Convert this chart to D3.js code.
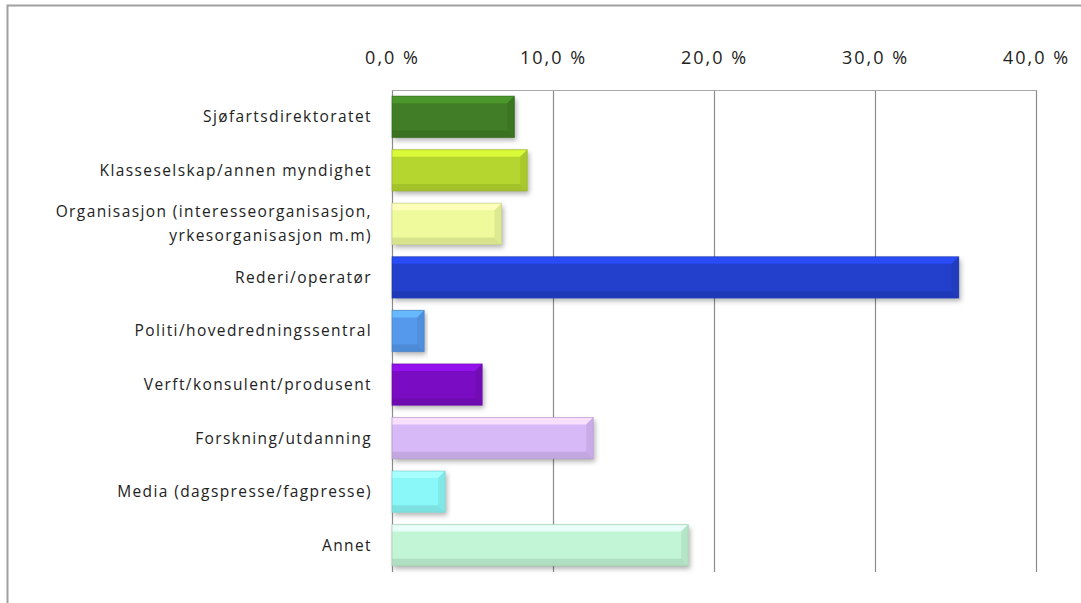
<!DOCTYPE html>
<html><head><meta charset="utf-8">
<script src="https://cdn.jsdelivr.net/npm/d3@7"></script>
<style>
html,body{margin:0;padding:0;background:#fff;}
svg{display:block;}
text{font-family:"Open Sans",Lato,sans-serif;fill:#222;}
</style></head>
<body>
<svg id="c" width="1081" height="603"></svg>
<script>
const categories = [
  "Sjøfartsdirektoratet",
  "Klasseselskap/annen myndighet",
  "Organisasjon (interesseorganisasjon,|yrkesorganisasjon m.m)",
  "Rederi/operatør",
  "Politi/hovedredningssentral",
  "Verft/konsulent/produsent",
  "Forskning/utdanning",
  "Media (dagspresse/fagpresse)",
  "Annet"
];
const values = [7.6, 8.4, 6.8, 35.2, 2.0, 5.6, 12.5, 3.3, 18.4];
const colors = ["#3f7d25","#b5d62f","#eefa9c","#2340cc","#5599ec","#7a0fc4","#d7b9f7","#8af8f8","#c2f5d5"];
const tickValues = [0, 10, 20, 30, 40];
const tickLabels = ["0,0 %","10,0 %","20,0 %","30,0 %","40,0 %"];

(function(){
const svg = d3.select("#c");
const pL = 392, pR = 1036, pT = 90, pB = 572;

svg.append("path").attr("d", "M7.5,603 L7.5,5.5 L1081,5.5")
  .attr("fill","none").attr("stroke","#a0a0a0").attr("stroke-width",2);

const x = d3.scaleLinear().domain([0,40]).range([pL,pR]);
const y = d3.scaleBand().domain(d3.range(categories.length)).range([pT,pB]).paddingInner(0.23).paddingOuter(0.115);

const defs = svg.append("defs");
const f = defs.append("filter").attr("id","sh").attr("x","-5%").attr("y","-20%").attr("width","115%").attr("height","160%");
f.append("feDropShadow").attr("dx",2).attr("dy",3).attr("stdDeviation",2.5).attr("flood-color","#000").attr("flood-opacity",0.3);

svg.append("g").selectAll("line").data(tickValues).join("line")
  .attr("x1", d=>x(d)+0.5).attr("x2", d=>x(d)+0.5).attr("y1", pT).attr("y2", pB)
  .attr("stroke","#8c8c8c").attr("stroke-width",1.2);
svg.append("line").attr("x1",pL).attr("x2",pR+1).attr("y1",pT+0.5).attr("y2",pT+0.5)
  .attr("stroke","#a8a8a8").attr("stroke-width",1);

const axis = d3.axisTop(x).tickValues(tickValues).tickFormat((d,i)=>tickLabels[i]).tickSize(0).tickPadding(0);
const ag = svg.append("g").attr("transform",`translate(0,${pT-26})`).call(axis);
ag.select(".domain").remove();
ag.selectAll("text").style("font-size","18px").style("font-family",'"Open Sans",sans-serif').attr("fill","#111").attr("dy","0").style("letter-spacing","2px");

const bg = svg.append("g");
values.forEach((v,i)=>{
  const c = d3.color(colors[i]);
  const x0 = x(0), x1 = x(v), y0 = y(i), h = y.bandwidth(), w = x1-x0;
  const b = 7;
  const g = bg.append("g");
  g.append("rect").attr("x",x0).attr("y",y0).attr("width",w).attr("height",h)
    .attr("fill",colors[i]).attr("filter","url(#sh)");
  g.append("path").attr("d",`M${x0},${y0} L${x1},${y0} L${x1-b},${y0+b} L${x0},${y0+b} Z`)
    .attr("fill", c.brighter(0.6)).attr("opacity",0.85);
  g.append("path").attr("d",`M${x0},${y0+h} L${x1},${y0+h} L${x1-b},${y0+h-b} L${x0},${y0+h-b} Z`)
    .attr("fill", c.darker(0.4)).attr("opacity",0.7);
  g.append("path").attr("d",`M${x1},${y0} L${x1},${y0+h} L${x1-b},${y0+h-b} L${x1-b},${y0+b} Z`)
    .attr("fill", c.darker(0.25)).attr("opacity",0.8);
  g.append("rect").attr("x",x0).attr("y",y0).attr("width",w).attr("height",h)
    .attr("fill","none").attr("stroke",c.darker(0.6)).attr("stroke-width",1).attr("opacity",0.6);
});

const lg = svg.append("g");
categories.forEach((c,i)=>{
  const lines = c.split("|");
  const cy = y(i) + y.bandwidth()/2;
  const t = lg.append("text").attr("x",372).attr("text-anchor","end").style("font-size","15.5px").style("letter-spacing","1.4px").attr("fill","#222");
  lines.forEach((l,j)=>{
    t.append("tspan").attr("x",372).attr("y", cy + (j - (lines.length-1)/2)*24).attr("dy","0.35em").text(l);
  });
});
})();
</script>
</body></html>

-- AIM --
Copy the listing word for word, excluding its pictures.

-- SOLVED EXERCISE --
Convert this chart to D3.js code.
<!DOCTYPE html>
<html><head><meta charset="utf-8">
<script src="https://cdn.jsdelivr.net/npm/d3@7"></script>
<style>
html,body{margin:0;padding:0;background:#fff;}
svg{display:block;}
text{font-family:"Open Sans",Lato,sans-serif;fill:#222;}
</style></head>
<body>
<svg id="c" width="1081" height="603"></svg>
<script>
const categories = [
  "Sjøfartsdirektoratet",
  "Klasseselskap/annen myndighet",
  "Organisasjon (interesseorganisasjon,|yrkesorganisasjon m.m)",
  "Rederi/operatør",
  "Politi/hovedredningssentral",
  "Verft/konsulent/produsent",
  "Forskning/utdanning",
  "Media (dagspresse/fagpresse)",
  "Annet"
];
const values = [7.6, 8.4, 6.8, 35.2, 2.0, 5.6, 12.5, 3.3, 18.4];
const colors = ["#3f7d25","#b5d62f","#eefa9c","#2340cc","#5599ec","#7a0fc4","#d7b9f7","#8af8f8","#c2f5d5"];
const tickValues = [0, 10, 20, 30, 40];
const tickLabels = ["0,0 %","10,0 %","20,0 %","30,0 %","40,0 %"];

(function(){
const svg = d3.select("#c");
const pL = 392, pR = 1036, pT = 90, pB = 572;

svg.append("path").attr("d", "M7.5,603 L7.5,5.5 L1081,5.5")
  .attr("fill","none").attr("stroke","#a0a0a0").attr("stroke-width",2);

const x = d3.scaleLinear().domain([0,40]).range([pL,pR]);
const y = d3.scaleBand().domain(d3.range(categories.length)).range([pT,pB]).paddingInner(0.23).paddingOuter(0.115);

const defs = svg.append("defs");
const f = defs.append("filter").attr("id","sh").attr("x","-5%").attr("y","-20%").attr("width","115%").attr("height","160%");
f.append("feDropShadow").attr("dx",2).attr("dy",3).attr("stdDeviation",2.5).attr("flood-color","#000").attr("flood-opacity",0.3);

svg.append("g").selectAll("line").data(tickValues).join("line")
  .attr("x1", d=>x(d)+0.5).attr("x2", d=>x(d)+0.5).attr("y1", pT).attr("y2", pB)
  .attr("stroke","#8c8c8c").attr("stroke-width",1.2);
svg.append("line").attr("x1",pL).attr("x2",pR+1).attr("y1",pT+0.5).attr("y2",pT+0.5)
  .attr("stroke","#a8a8a8").attr("stroke-width",1);

const axis = d3.axisTop(x).tickValues(tickValues).tickFormat((d,i)=>tickLabels[i]).tickSize(0).tickPadding(0);
const ag = svg.append("g").attr("transform",`translate(0,${pT-26})`).call(axis);
ag.select(".domain").remove();
ag.selectAll("text").style("font-size","18px").style("font-family",'"Open Sans",sans-serif').attr("fill","#111").attr("dy","0").style("letter-spacing","2px");

const bg = svg.append("g");
values.forEach((v,i)=>{
  const c = d3.color(colors[i]);
  const x0 = x(0), x1 = x(v), y0 = y(i), h = y.bandwidth(), w = x1-x0;
  const b = 7;
  const g = bg.append("g");
  g.append("rect").attr("x",x0).attr("y",y0).attr("width",w).attr("height",h)
    .attr("fill",colors[i]).attr("filter","url(#sh)");
  g.append("path").attr("d",`M${x0},${y0} L${x1},${y0} L${x1-b},${y0+b} L${x0},${y0+b} Z`)
    .attr("fill", c.brighter(0.6)).attr("opacity",0.85);
  g.append("path").attr("d",`M${x0},${y0+h} L${x1},${y0+h} L${x1-b},${y0+h-b} L${x0},${y0+h-b} Z`)
    .attr("fill", c.darker(0.4)).attr("opacity",0.7);
  g.append("path").attr("d",`M${x1},${y0} L${x1},${y0+h} L${x1-b},${y0+h-b} L${x1-b},${y0+b} Z`)
    .attr("fill", c.darker(0.25)).attr("opacity",0.8);
  g.append("rect").attr("x",x0).attr("y",y0).attr("width",w).attr("height",h)
    .attr("fill","none").attr("stroke",c.darker(0.6)).attr("stroke-width",1).attr("opacity",0.6);
});

const lg = svg.append("g");
categories.forEach((c,i)=>{
  const lines = c.split("|");
  const cy = y(i) + y.bandwidth()/2;
  const t = lg.append("text").attr("x",372).attr("text-anchor","end").style("font-size","15.5px").style("letter-spacing","1.4px").attr("fill","#222");
  lines.forEach((l,j)=>{
    t.append("tspan").attr("x",372).attr("y", cy + (j - (lines.length-1)/2)*24).attr("dy","0.35em").text(l);
  });
});
})();
</script>
</body></html>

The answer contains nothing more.